Tujuan dan Pengakhiran

Tujuan. 
apakah aku memilikinya?
dimanakah tujuan itu?
apakah kini aku sedang mengarungi samudera lepas tanpa tujuan?
mendayung seorang diri... 
image source : velascoindonesia.com

Semakin aku mendekatinya, rasa ngilu ini kian datang menyerang. Akupun tak mungkin bergerak menjauh karena ia adalah tempatku pulang. Seharusnya. Aku kira, ia akan menjadi rumah yang meneduhkan. Rumah yang pertama dan terakhir, tempatku menua dan berbagi keadaan. Hidup adalah tentang menghadapi apa yang terjadi. Masa depan memang sebuah rahasia yang sulit untuk diperediksi. Lalu? Aku pun harus berdamai, jika apa yang ku ingini… tak seperti apa yang terjadi.

Seorang diri. 
Apakah kamu bahagia?
Kamu ingin apa? 
Bagaimana harimu hari ini? 
Apakah berat? Tenang saja... 
kita akan hadapi bersama.
- Begitulah aku, dan aku yang lain.

Mereka kerap mencaciku seolah aku ingin sendiri. Mereka pula terlalu mudah menyimpulkan kehidupan yang tidak mereka jalani. Seperti mudahnya aku menyimpulkan begitu teganya mereka meringkas perasaan dan maksudku hanya dengan sudut pandang mereka sendiri. Ironi.

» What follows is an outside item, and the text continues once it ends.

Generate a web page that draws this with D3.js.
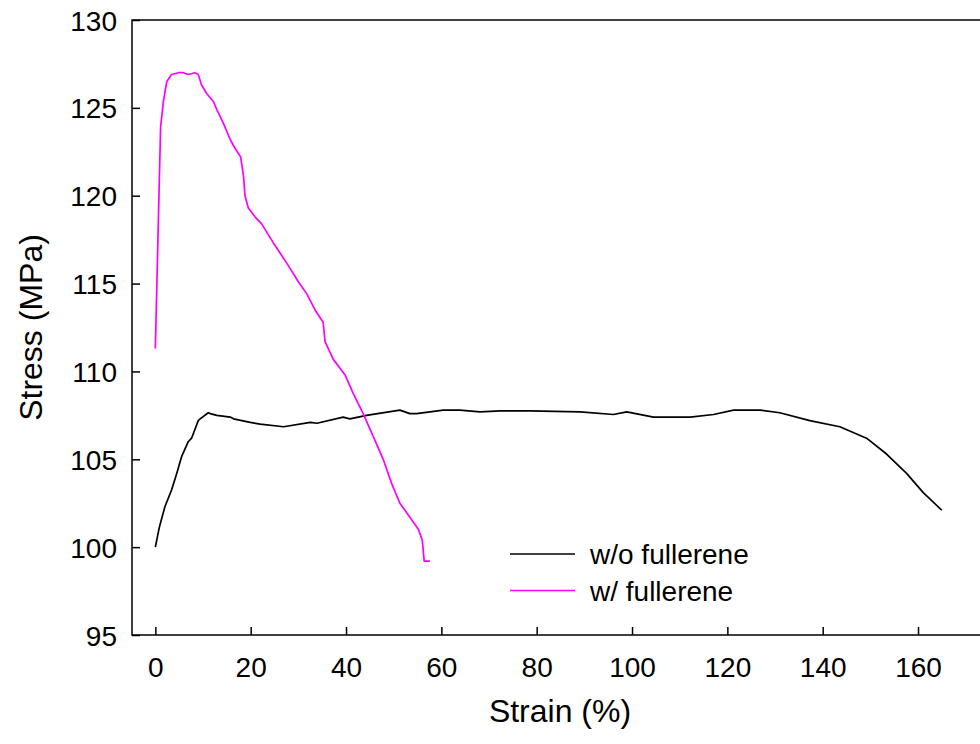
<!DOCTYPE html>
<html>
<head>
<meta charset="utf-8">
<script src="https://cdn.jsdelivr.net/npm/d3@7"></script>
<style>
  body { margin: 0; background: #fff; }
  svg { display: block; font-family: Arial, "Liberation Sans", sans-serif; }
</style>
</head>
<body>
<div id="chart"></div>
<script>
// tick values
const xTicks = [0, 20, 40, 60, 80, 100, 120, 140, 160];
const yTicks = [95, 100, 105, 110, 115, 120, 125, 130];

// w/o fullerene
const strainPlain = [0, 0.85, 2.0, 3.4, 4.5, 5.5, 6.9, 7.6, 9.0, 9.4, 11.1, 11.5, 12.9, 15.7, 16.4, 19.9, 22.0,
  26.9, 32.5, 33.9, 39.4, 40.8, 44.3, 51.3, 53.4, 54.8, 60.4, 61.9, 63.9, 68.1, 72.4, 78.6, 89.1,
  96.1, 98.9, 104.5, 112.2, 117.1, 121.3, 126.9, 131.0, 137.3, 143.6, 149.2, 153.4, 157.6, 161.1, 165.0];
const stressPlain = [100.0, 101.15, 102.3, 103.25, 104.2, 105.15, 106.0, 106.2, 107.2, 107.3, 107.65, 107.6, 107.5, 107.4, 107.3, 107.1, 107.0,
  106.85, 107.1, 107.05, 107.4, 107.3, 107.5, 107.8, 107.6, 107.6, 107.8, 107.8, 107.8, 107.7, 107.75, 107.75, 107.7,
  107.55, 107.7, 107.4, 107.4, 107.55, 107.8, 107.8, 107.65, 107.2, 106.85, 106.2, 105.3, 104.2, 103.1, 102.1];

// w/ fullerene
const strainFul = [0, 0.6, 1.1, 1.7, 2.4, 3.4, 4.8, 5.9, 6.9, 8.3, 9.0, 9.7, 10.8, 12.2, 12.9, 14.3, 15.7, 16.7,
  17.9, 18.5, 18.8, 19.5, 20.9, 22.3, 24.8, 27.6, 30.0, 31.8, 33.5, 35.2, 35.6, 37.3, 39.8, 41.5, 43.6,
  45.7, 47.8, 49.6, 51.3, 53.4, 55.2, 56.0, 56.4, 57.6];
const stressFul = [111.3, 118.2, 123.9, 125.4, 126.5, 126.9, 127.0, 127.0, 126.9, 127.0, 126.9, 126.3, 125.8, 125.35, 124.9, 124.1, 123.2, 122.7,
  122.2, 121.1, 120.0, 119.3, 118.8, 118.4, 117.3, 116.15, 115.1, 114.4, 113.5, 112.8, 111.7, 110.7, 109.8, 108.75, 107.6,
  106.3, 105.0, 103.6, 102.5, 101.7, 101.0, 100.4, 99.2, 99.2];

const seriesNames = ['w/o fullerene', 'w/ fullerene'];
const seriesColors = ['#000000', '#ff00ff'];

function drawChart() {
  const w = 980;
  const h = 744;
  const left = 132, top = 20, bottom = 635, right = 990;

  const svg = d3.select('#chart').append('svg').attr('width', w).attr('height', h);

  const x = d3.scaleLinear().domain([-4.9, 175.1]).range([left, right]);
  const y = d3.scaleLinear().domain([95, 130]).range([bottom, top]);

  // frame (right side falls off the page)
  svg.append('rect')
    .attr('x', left).attr('y', top)
    .attr('width', right - left).attr('height', bottom - top)
    .attr('fill', 'none').attr('stroke', '#000').attr('stroke-width', 1.5);

  // inward ticks
  const xAxis = d3.axisBottom(x).tickValues(xTicks).tickSizeInner(-8).tickSizeOuter(0).tickPadding(22);
  const yAxis = d3.axisLeft(y).tickValues(yTicks).tickSizeInner(-8).tickSizeOuter(0).tickPadding(15);

  const gx = svg.append('g').attr('transform', `translate(0,${bottom})`).call(xAxis);
  const gy = svg.append('g').attr('transform', `translate(${left},0)`).call(yAxis);
  [gx, gy].forEach(g => {
    g.select('.domain').remove();
    g.selectAll('line').attr('stroke', '#000').attr('stroke-width', 1.5);
    g.selectAll('text').attr('fill', '#000').style('font-size', '28px')
      .style('font-family', 'Arial, "Liberation Sans", sans-serif');
  });
  gx.selectAll('text').attr('dy', '0.71em');
  gy.selectAll('text').attr('dy', '0.36em');

  const line = d3.line().x(d => x(d[0])).y(d => y(d[1]));
  const series = [
    d3.zip(strainPlain, stressPlain),
    d3.zip(strainFul, stressFul),
  ];

  svg.selectAll('path.curve')
    .data(series)
    .enter()
    .append('path')
    .attr('class', 'curve')
    .attr('d', line)
    .attr('fill', 'none')
    .attr('stroke', (d, i) => seriesColors[i])
    .attr('stroke-width', 1.7)
    .attr('stroke-linejoin', 'round');

  // legend
  const lg = svg.append('g');
  seriesNames.forEach((name, i) => {
    const ly = 554 + i * 36.5;
    lg.append('line').attr('x1', 510).attr('x2', 575).attr('y1', ly).attr('y2', ly)
      .attr('stroke', seriesColors[i]).attr('stroke-width', 1.7);
    lg.append('text').attr('x', 590).attr('y', ly + 10).text(name)
      .style('font-size', '28px').attr('fill', '#000');
  });

  // axis titles
  svg.append('text')
    .attr('x', 560).attr('y', 722)
    .attr('text-anchor', 'middle')
    .style('font-size', '32px')
    .text('Strain (%)');

  svg.append('text')
    .attr('transform', `translate(42,${(top + bottom) / 2}) rotate(-90)`)
    .attr('text-anchor', 'middle')
    .style('font-size', '32px')
    .text('Stress (MPa)');
}

window.onload = function () {
  drawChart();
};
</script>
</body>
</html>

Terkadang, aku merasa sangat lelah. 
Hingga ingin mati saja.
Tapi aku selalu berkata, 
surga tak menunggumu.
Juga berkata, 
kamu adalah seseorang yang penuh semangat untuk menggapai kebahagiaanmu.

Aku tersenyum kecut. Kadang kehidupan mampu mengubah seseorang. Kadang pesakitan demi pesakitan tak selalu membuat seseorang lebih kuat. Akui saja kerapuhan itu, dengan berdamai dengannya… sejatinya kamu akan melangkah lebih kuat dari sebelumnya.

Selalu ada harapan yang lahir setelah harapan lain terbunuh oleh pembunuh yang sama. 
Jiwa yang bertumbuh dengan harap seringkali menjadi sebab seseorang terjebak dalam kegagalan mengambil keputusan. 
Kamu selalu berharap, pada sesuatu yang akhirnya selalu sama saja. 
Sebetulnya, kamu menumbuhkan harap atau sengaja membangkaikan mereka semua?

Kita hidup bukan untuk mengulang sebuah kesalahan yang sama. Kesalahan mengambil keputusan tentu saja akan menghantui masa depan. Akankah aku benar kali ini? Ataukah aku? aku? aku?

Manusia.
tubuhmu memang sarang ternyaman sebuah keegoisan.
hal paling menyedihkan terjadi daripadamu...
ketika kamu merasa selalu benar... selalu...
ketika kamu merasa benar meski berdusta...
ketika kamu merasa benar meski berkhianat....
ketika kamu merasa benar meski kamu... kamu... kamu...
nyatanya, sebuah dosa bisa menjadi tidak dengan keegoisanmu.
sebuah pahala menjadi hal yang berlebihan untuk dilakukan dengan keegoisanmu.
hatimu itu telah penuh dengan dirimu.
lantas, untuk apa memelihara orang lain lagi?
untuk menyimak bahwa kehidupanmu selalu benar dan benar...
karena pengakuan dosamu... selalu bersamaan dengan TAPI. 

Harus bagaimana lagi… aku menghadapinya, rasanya aku telah meronta dan berteriak sekuat tenaga. tak satupun mendengar teriakan… rontaan… tak ku pinta belas kasih dari kalian karena nyatanya memang tiada.

Akan ku dayung perahu kecil ini sampai akhir… kebocorannya telah dimana-mana…. tanganku yang dua ini tak lagi sanggup menambalnya bersamaan… sementara penumpang lain tertawa-tawa tak apa. Ku dayung perahu kecil ini sampai karam dengan sendirinya… lalu, biarkan aku menyelami samudera yang dingin dan dalam… air perlahan masuk ke tubuhku… memenuhi rongga dadaku… ah, rasanya sesak sekali. Lebih sesak dari tangis-tangisku bertahun-tahun ini… Hingga mata terpejam, dan nyatanya… mungkin itu adalah pengakhiran dari perjalanan ini.